-- Data records --

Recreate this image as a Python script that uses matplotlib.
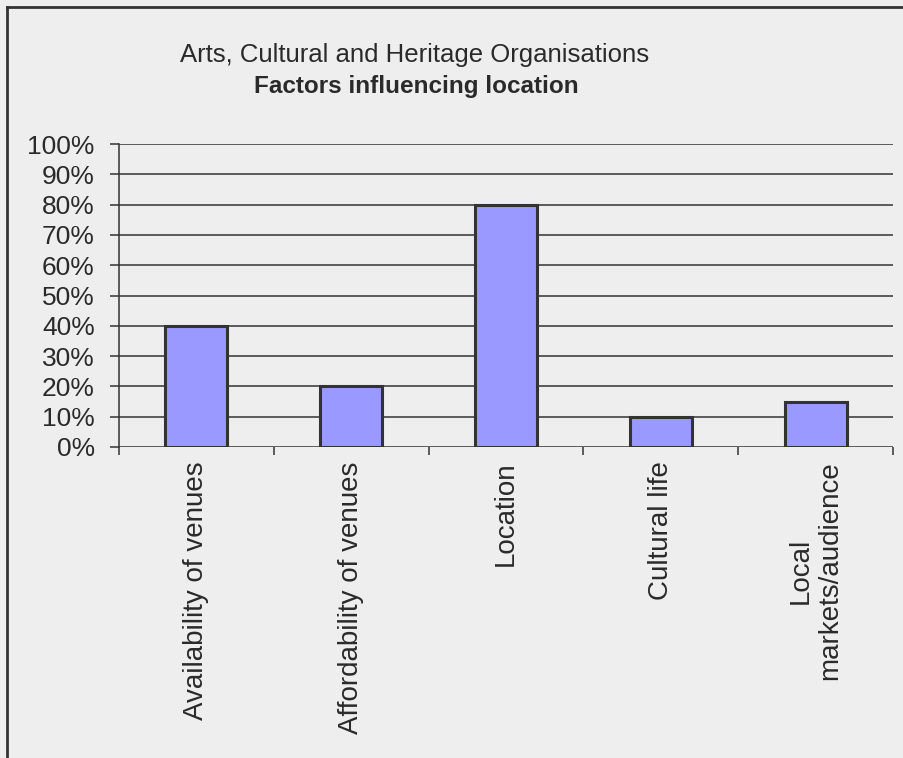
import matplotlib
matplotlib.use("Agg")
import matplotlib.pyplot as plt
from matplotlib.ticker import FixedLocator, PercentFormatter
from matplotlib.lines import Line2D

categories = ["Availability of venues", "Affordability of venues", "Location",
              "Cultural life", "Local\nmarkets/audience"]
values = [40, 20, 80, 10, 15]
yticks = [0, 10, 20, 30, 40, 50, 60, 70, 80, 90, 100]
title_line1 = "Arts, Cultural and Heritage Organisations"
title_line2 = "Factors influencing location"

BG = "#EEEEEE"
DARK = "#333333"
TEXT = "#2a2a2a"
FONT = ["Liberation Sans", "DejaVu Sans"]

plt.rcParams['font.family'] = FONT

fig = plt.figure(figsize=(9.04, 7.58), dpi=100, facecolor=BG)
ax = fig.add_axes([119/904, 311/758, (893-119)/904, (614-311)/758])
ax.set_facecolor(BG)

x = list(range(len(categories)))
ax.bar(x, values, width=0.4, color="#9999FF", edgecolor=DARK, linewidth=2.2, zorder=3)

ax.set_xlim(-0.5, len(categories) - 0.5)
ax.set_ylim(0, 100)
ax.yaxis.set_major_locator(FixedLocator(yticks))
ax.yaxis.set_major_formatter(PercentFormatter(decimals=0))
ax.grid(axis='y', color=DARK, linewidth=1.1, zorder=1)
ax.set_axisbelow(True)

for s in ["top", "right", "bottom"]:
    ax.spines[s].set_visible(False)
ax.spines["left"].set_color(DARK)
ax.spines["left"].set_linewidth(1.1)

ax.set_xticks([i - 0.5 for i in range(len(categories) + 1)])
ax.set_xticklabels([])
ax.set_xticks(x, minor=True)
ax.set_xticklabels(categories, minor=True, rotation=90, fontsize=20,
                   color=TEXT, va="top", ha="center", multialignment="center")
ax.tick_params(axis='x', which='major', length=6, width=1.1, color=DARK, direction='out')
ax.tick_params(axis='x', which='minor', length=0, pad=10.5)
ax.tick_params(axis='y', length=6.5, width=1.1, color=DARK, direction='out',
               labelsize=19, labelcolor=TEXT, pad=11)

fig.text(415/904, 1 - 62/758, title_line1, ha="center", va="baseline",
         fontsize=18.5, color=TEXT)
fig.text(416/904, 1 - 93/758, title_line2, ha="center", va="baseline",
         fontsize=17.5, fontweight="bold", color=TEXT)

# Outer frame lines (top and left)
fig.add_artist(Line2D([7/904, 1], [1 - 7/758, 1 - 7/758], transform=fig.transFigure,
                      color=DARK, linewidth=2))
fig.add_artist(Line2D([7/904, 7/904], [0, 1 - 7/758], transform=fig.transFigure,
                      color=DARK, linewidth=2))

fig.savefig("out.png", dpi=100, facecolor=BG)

...

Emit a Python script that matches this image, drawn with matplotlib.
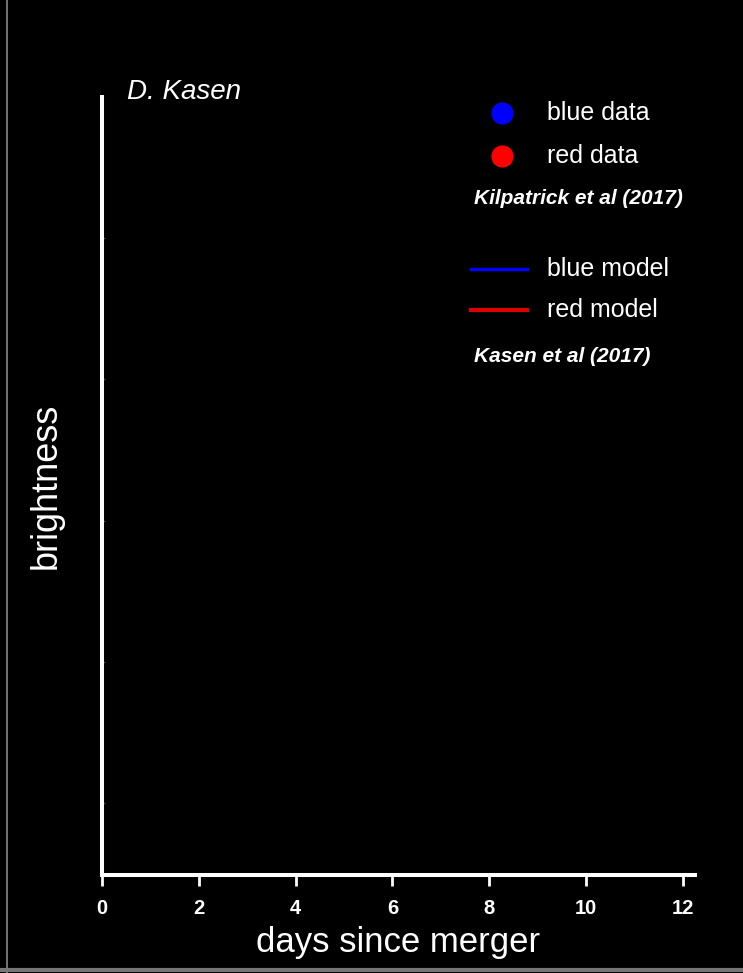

-- Written request --
Take the lines above starting at the one containing "Recreate this image" and ending at the one containing "from matplotlib.lines import Line2D", and print them again exactly, without pictures.

-- Problem solution --
Recreate this image as a Python script that uses matplotlib.
import matplotlib
matplotlib.use("Agg")
import matplotlib.pyplot as plt
from matplotlib.ticker import FixedLocator, PercentFormatter
from matplotlib.lines import Line2D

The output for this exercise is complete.